(PROBLEM STATEMENT) Look through the records and report how many lines include the word "matplotlib", with no other words.

(EXTRACTED MATERIAL)
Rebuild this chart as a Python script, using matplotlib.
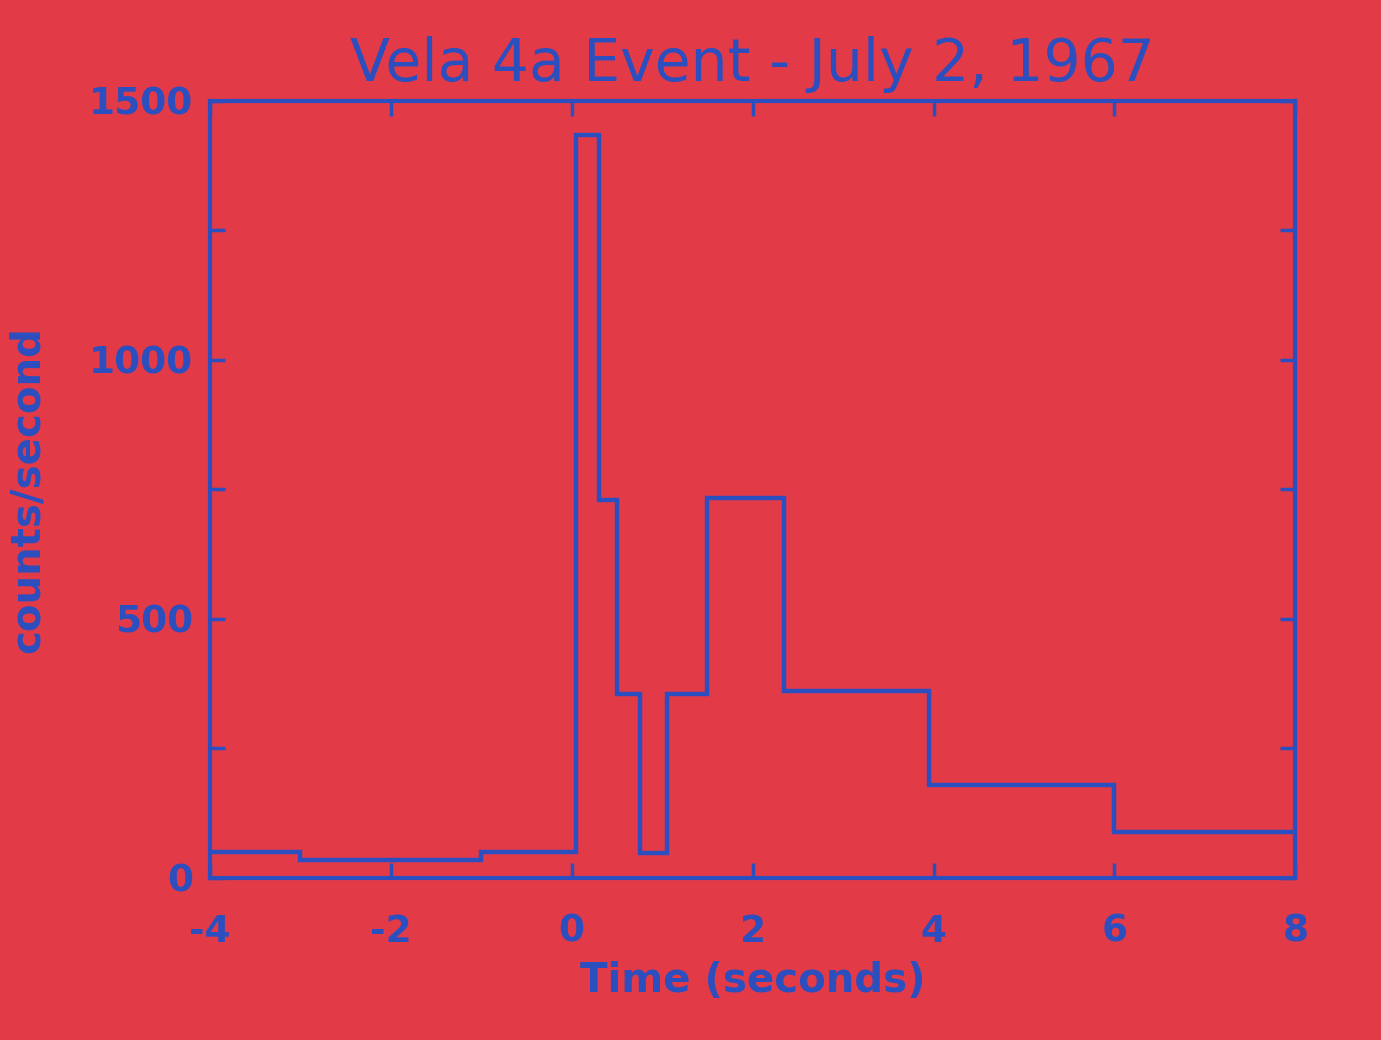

...

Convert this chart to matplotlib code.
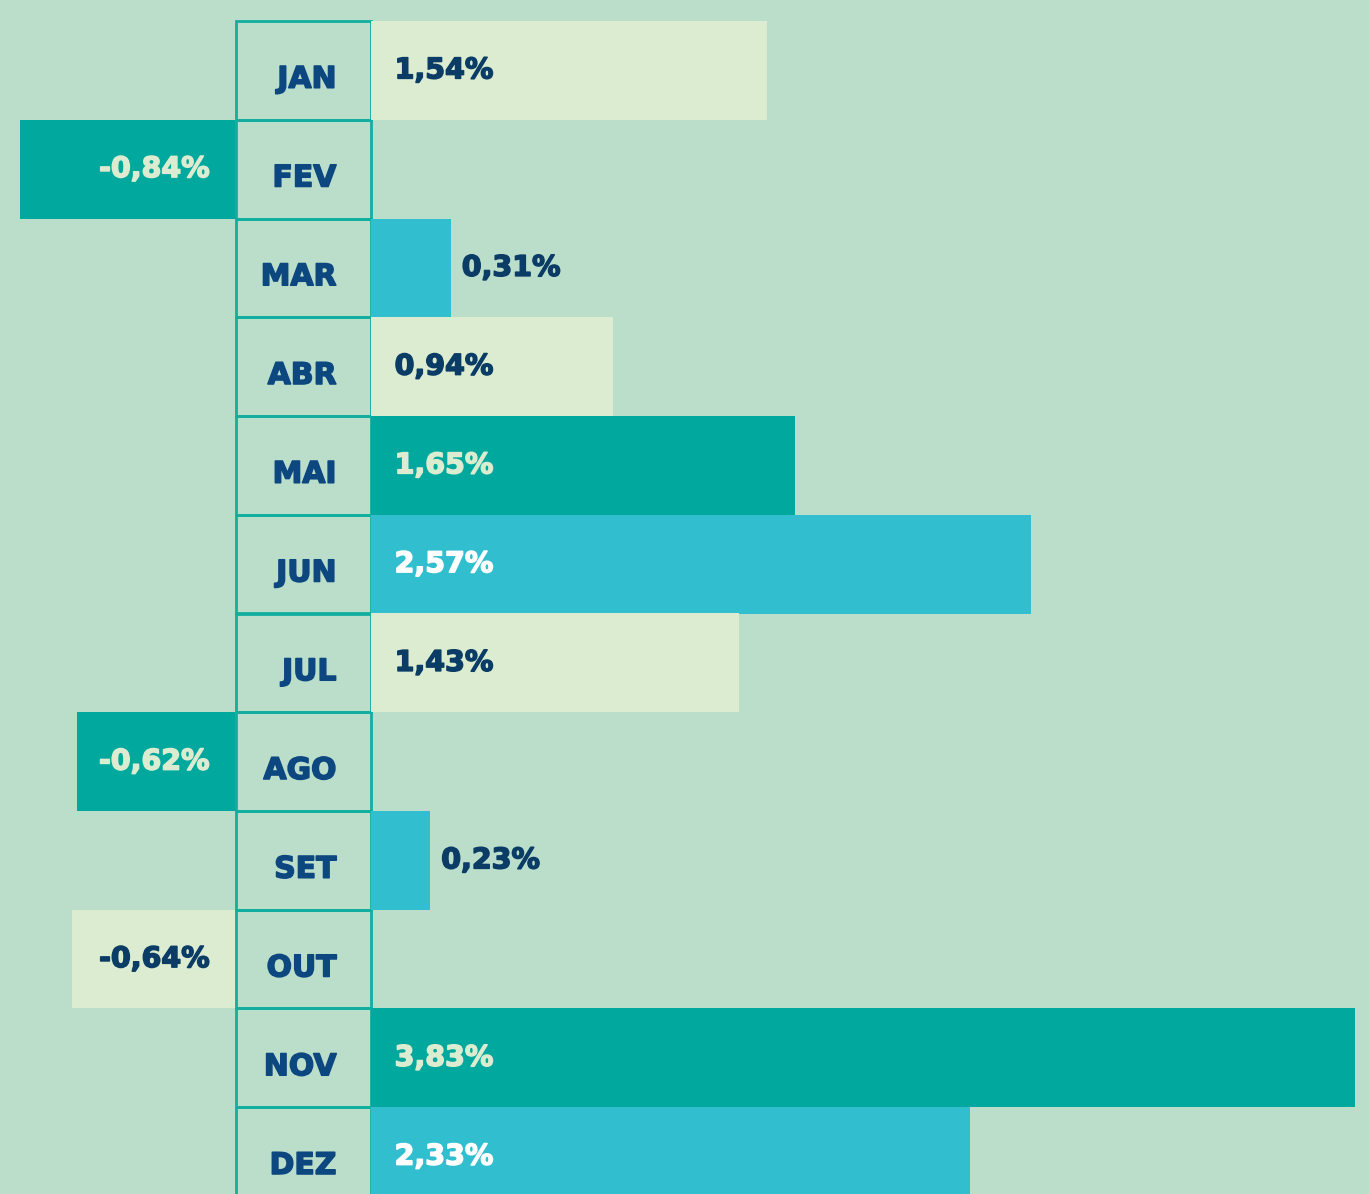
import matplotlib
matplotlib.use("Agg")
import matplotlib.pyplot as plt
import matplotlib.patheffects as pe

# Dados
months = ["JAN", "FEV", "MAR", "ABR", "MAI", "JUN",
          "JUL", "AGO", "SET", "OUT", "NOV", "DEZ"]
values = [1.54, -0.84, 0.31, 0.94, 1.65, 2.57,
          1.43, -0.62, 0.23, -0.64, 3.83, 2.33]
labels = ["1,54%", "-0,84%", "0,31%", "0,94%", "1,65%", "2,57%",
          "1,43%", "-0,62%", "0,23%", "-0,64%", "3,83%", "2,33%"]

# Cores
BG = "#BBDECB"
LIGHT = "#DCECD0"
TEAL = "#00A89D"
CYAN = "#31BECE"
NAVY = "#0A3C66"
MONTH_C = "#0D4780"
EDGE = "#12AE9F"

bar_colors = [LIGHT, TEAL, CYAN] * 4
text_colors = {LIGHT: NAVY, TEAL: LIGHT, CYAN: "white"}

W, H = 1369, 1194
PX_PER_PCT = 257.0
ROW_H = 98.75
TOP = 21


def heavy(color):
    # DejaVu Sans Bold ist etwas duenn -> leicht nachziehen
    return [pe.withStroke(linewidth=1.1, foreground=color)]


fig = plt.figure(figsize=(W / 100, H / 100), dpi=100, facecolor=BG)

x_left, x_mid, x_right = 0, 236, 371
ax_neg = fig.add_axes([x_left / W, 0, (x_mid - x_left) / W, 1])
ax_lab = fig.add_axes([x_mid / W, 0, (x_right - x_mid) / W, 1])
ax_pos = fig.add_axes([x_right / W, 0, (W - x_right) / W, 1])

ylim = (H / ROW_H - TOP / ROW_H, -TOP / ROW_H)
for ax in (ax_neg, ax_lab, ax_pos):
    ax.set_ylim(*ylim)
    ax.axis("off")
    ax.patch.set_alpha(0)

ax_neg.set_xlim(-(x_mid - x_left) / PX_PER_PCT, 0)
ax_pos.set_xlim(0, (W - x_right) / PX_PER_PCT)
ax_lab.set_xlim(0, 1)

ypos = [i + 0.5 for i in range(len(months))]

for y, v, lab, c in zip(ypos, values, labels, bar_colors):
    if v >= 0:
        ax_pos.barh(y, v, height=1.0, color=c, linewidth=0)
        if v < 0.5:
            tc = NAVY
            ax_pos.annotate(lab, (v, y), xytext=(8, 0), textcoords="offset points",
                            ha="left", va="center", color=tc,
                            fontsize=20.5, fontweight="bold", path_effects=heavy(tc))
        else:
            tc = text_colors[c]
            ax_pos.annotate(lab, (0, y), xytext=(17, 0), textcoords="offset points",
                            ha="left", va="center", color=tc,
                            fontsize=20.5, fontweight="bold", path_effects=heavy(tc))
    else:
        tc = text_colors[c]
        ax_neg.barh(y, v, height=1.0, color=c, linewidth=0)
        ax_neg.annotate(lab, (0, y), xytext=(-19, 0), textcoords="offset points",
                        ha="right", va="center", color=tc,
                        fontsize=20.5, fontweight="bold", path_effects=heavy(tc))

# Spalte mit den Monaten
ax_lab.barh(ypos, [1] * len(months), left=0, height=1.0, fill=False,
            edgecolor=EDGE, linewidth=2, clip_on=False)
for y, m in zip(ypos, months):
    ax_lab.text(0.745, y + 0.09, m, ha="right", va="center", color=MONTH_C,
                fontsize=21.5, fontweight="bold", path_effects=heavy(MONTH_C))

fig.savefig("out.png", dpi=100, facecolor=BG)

(FINAL ANSWER) 6